Selective production of phenol from the end-of-life wind turbine blade through catalytic pyrolysis

• Published in: Fuel (Guildford) Vol. 378; p. 132877
• Main Authors: Li, Ji-hong, Jiang, Hao, Chen, Wei-wei, Wu, Ya-chang, Xu, Ming-xin, Di, Jin-yi, Li, Wei, Lu, Qiang
• Format: Journal Article
• Language: English
• Published: Elsevier Ltd 15.12.2024
• Subjects: Catalytic pyrolysis; End-of-life wind turbine blade; NiAl2O4 crystals; NiO/Al2O3 catalyst; Phenol; NiAl2O4 crystals; Phenol; NiO/Al2O3 catalyst; End-of-life wind turbine blade; Catalytic pyrolysis
• ISSN: 0016-2361
• DOI: 10.1016/j.fuel.2024.132877

•NiO(10)/Al2O3 was optimal to enhance phenol production in the pyrolysis of WTBs.•The yield of phenol depended on both its catalytic formation and secondary cracking.•The loaded NiO predominantly formed NiAl2O4 crystals with the Al2O3 carrier.•The NiO crystals with high catalytic activity mainly generated Lewis acidic sites.•Excess strong acid sites and lattice oxygen caused secondary cracking of phenol.

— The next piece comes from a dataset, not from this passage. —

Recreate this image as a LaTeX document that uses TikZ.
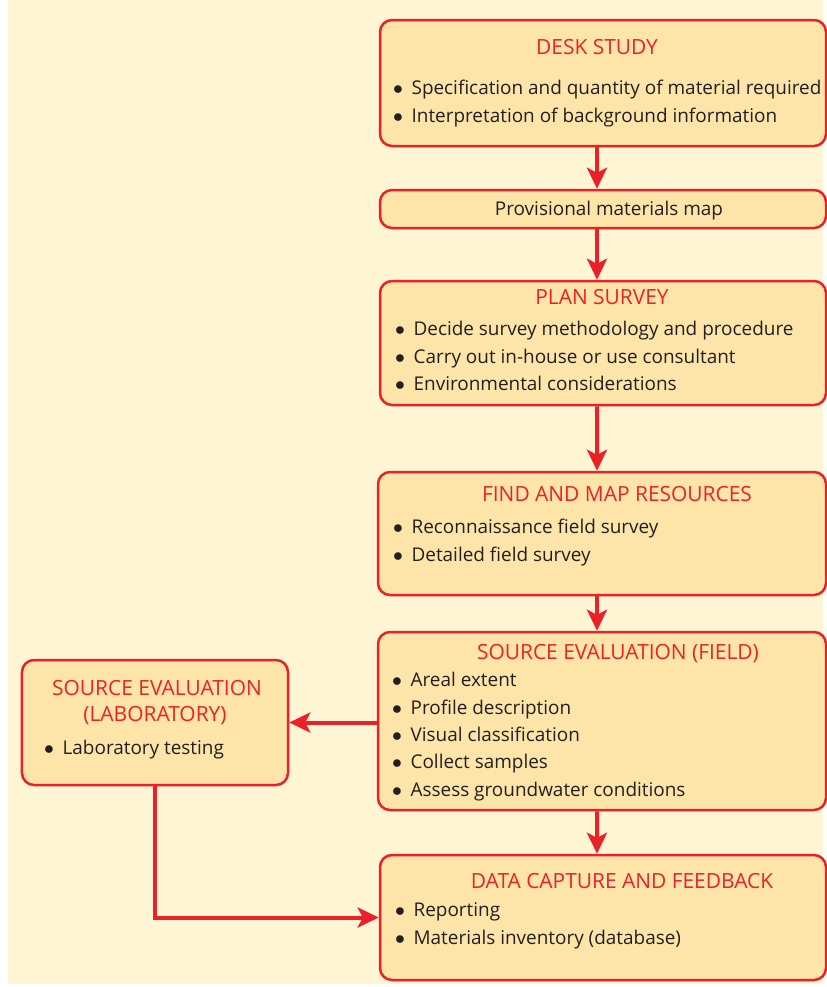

This study employed catalytic pyrolysis to enhance the selectivity and yield of phenol in the pyrolysis oil derived from the end-of-life wind turbine blade (WTB). It was confirmed that the NiO(10)/Al2O3 catalyst exhibited the best activity, reaching a phenol selectivity of 28.57 % at 500 °C with a heating rate of 10 °C/min. Furthermore, a competitive phenomenon between the catalytic formation of phenol and that of gaseous products was observed. Characterization results indicated that at lower loading content of NiO on the Al2O3 carrier, NiAl2O4 crystals tended to form preferentially, which reduced catalyst activity by covering surface strong acid sites. With increasing the loading content of NiO, saturation of NiAl2O4 formation occurred, and free NiO crystals became dominant. This resulted in the creation of abundant Lewis acid sites, enhancing the catalytic formation of phenol. Whilst, excessive accumulation of free NiO crystals increased strong acid sites and significantly generated lattice oxygen, promoting the cracking of pyrolysis oil to gaseous products, which was detrimental to phenol enrichment but facilitated the production of H2-rich syngas. The conclusions offered valuable insights for upgrading pyrolysis products derived from epoxy resin polymers during the recovery of end-of-life WTB.